| Goal of the exercise |
Take every line from the first down to the line with "plt.rcParams['font.family'] = ['Liberation" and set it down exactly, without the pictures.

------------------------------------------------------------

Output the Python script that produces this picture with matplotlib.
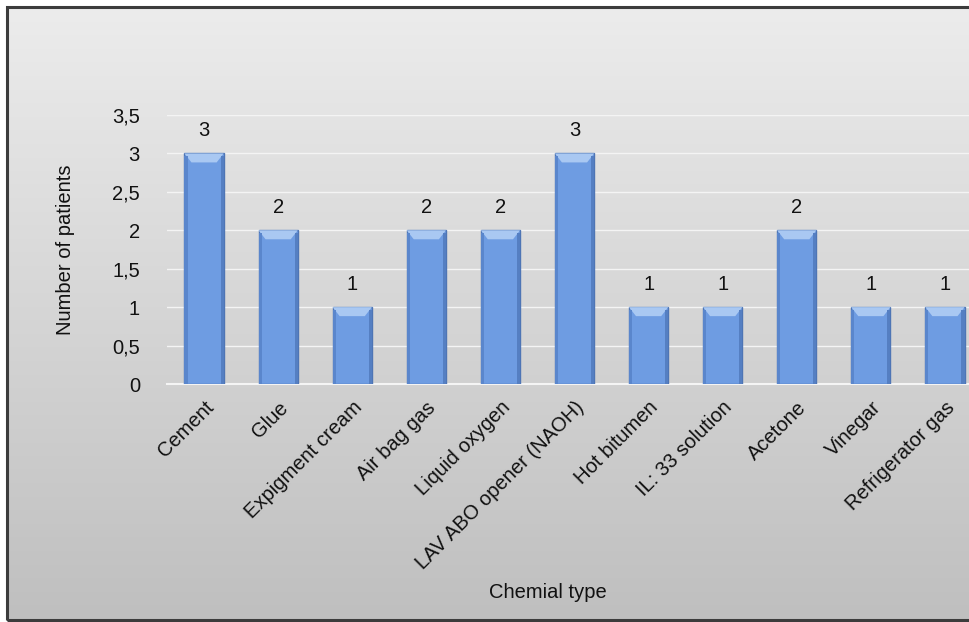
import numpy as np
import matplotlib
matplotlib.use("Agg")
import matplotlib.pyplot as plt
from matplotlib.patches import Rectangle, Polygon
from matplotlib.colors import LinearSegmentedColormap

plt.rcParams['font.family'] = ['Liberation Sans', 'DejaVu Sans']

categories = ["Cement", "Glue", "Expigment cream", "Air bag gas", "Liquid oxygen",
              "LAV ABO opener (NAOH)", "Hot bitumen", "IL: 33 solution", "Acetone",
              "Vinegar", "Refrigerator gas"]
patients = [3, 2, 1, 2, 2, 3, 1, 1, 2, 1, 1]
y_ticks = [0, 0.5, 1, 1.5, 2, 2.5, 3, 3.5]
y_tick_labels = ["0", "0,5", "1", "1,5", "2", "2,5", "3", "3,5"]

FS = 14.5
W, H = 970, 622
fig = plt.figure(figsize=(W / 100, H / 100), dpi=100)

# Chart area background: vertical grey gradient inside a dark frame
bg = fig.add_axes([0, 0, 1, 1], zorder=0)
bg.set_axis_off()
grad = np.linspace(0, 1, 256).reshape(-1, 1)
cmap_bg = LinearSegmentedColormap.from_list("bg", ["#ececec", "#bfbfbf"])
x0, y0, x1, y1 = 7 / W, 2 / H, 1.02, 1 - 7 / H
bg.imshow(grad, cmap=cmap_bg, aspect="auto", extent=[x0, x1, y0, y1],
          transform=bg.transAxes, zorder=0)
bg.set_xlim(0, 1)
bg.set_ylim(0, 1)
bg.add_patch(Rectangle((x0, y0), x1 - x0, y1 - y0, fill=False,
                       edgecolor="#3c3c3c", linewidth=2.2, transform=bg.transAxes))

# Plot area
ax = fig.add_axes([167 / W, 1 - 384 / H, (982 - 167) / W, (384 - 115) / H], zorder=1)
ax.patch.set_alpha(0)
x = np.arange(len(categories))
bar_w = 0.53
bars = ax.bar(x, patients, width=bar_w, color="#6e9ce2", edgecolor="#4e75b5",
              linewidth=1.0, zorder=3)

# Bevel highlight at the top of each bar, derived from the bar geometry
px_per_unit = (384 - 115) / 3.5
bev_h = 9 / px_per_unit
bev_in = bar_w * 7 / 39
for b in bars:
    bx, bw, bh = b.get_x(), b.get_width(), b.get_height()
    top = Polygon([(bx, bh), (bx + bw, bh), (bx + bw - bev_in, bh - bev_h),
                   (bx + bev_in, bh - bev_h)], closed=True,
                  facecolor="#a9c8f2", edgecolor="none", zorder=4)
    ax.add_patch(top)
    left = Rectangle((bx, 0), bw * 0.08, bh - bev_h * 0.3, facecolor="#5a86cc",
                     edgecolor="none", zorder=4)
    right = Rectangle((bx + bw * 0.92, 0), bw * 0.08, bh - bev_h * 0.3,
                      facecolor="#557fc2", edgecolor="none", zorder=4)
    ax.add_patch(left)
    ax.add_patch(right)
    ax.annotate(f"{int(bh)}", (b.get_x() + bw / 2, bh), xytext=(0, 9.5),
                textcoords="offset points", ha="center", va="bottom",
                fontsize=FS, color="#111111")

ax.set_xlim(-0.5, len(categories) - 0.5)
ax.set_ylim(0, 3.5)
ax.set_yticks(y_ticks)
ax.set_yticklabels(y_tick_labels)
ax.tick_params(axis="y", length=0, pad=19.5, labelsize=FS, colors="#111111")
ax.set_xticks(x)
ax.set_xticklabels(categories, rotation=45, ha="right", rotation_mode="anchor",
                   fontsize=FS, color="#111111")
ax.tick_params(axis="x", length=0, pad=10)
ax.grid(axis="y", color="#f4f4f4", linewidth=1.0, zorder=0)
ax.set_axisbelow(True)
for s in ["top", "right", "left"]:
    ax.spines[s].set_visible(False)
ax.spines["bottom"].set_color("#f4f4f4")
ax.spines["bottom"].set_linewidth(1.5)

fig.text(66 / W, 1 - 250 / H, "Number of patients", rotation=90, ha="center",
         va="center", fontsize=FS, color="#111111")
fig.text(548 / W, 1 - 593 / H, "Chemial type", ha="center", va="center",
         fontsize=FS, color="#111111")

fig.savefig("out.png", dpi=100)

------------------------------------------------------------

| Response below |
Output the Python script that produces this picture with matplotlib.
import numpy as np
import matplotlib
matplotlib.use("Agg")
import matplotlib.pyplot as plt
from matplotlib.patches import Rectangle, Polygon
from matplotlib.colors import LinearSegmentedColormap

plt.rcParams['font.family'] = ['Liberation Sans', 'DejaVu Sans']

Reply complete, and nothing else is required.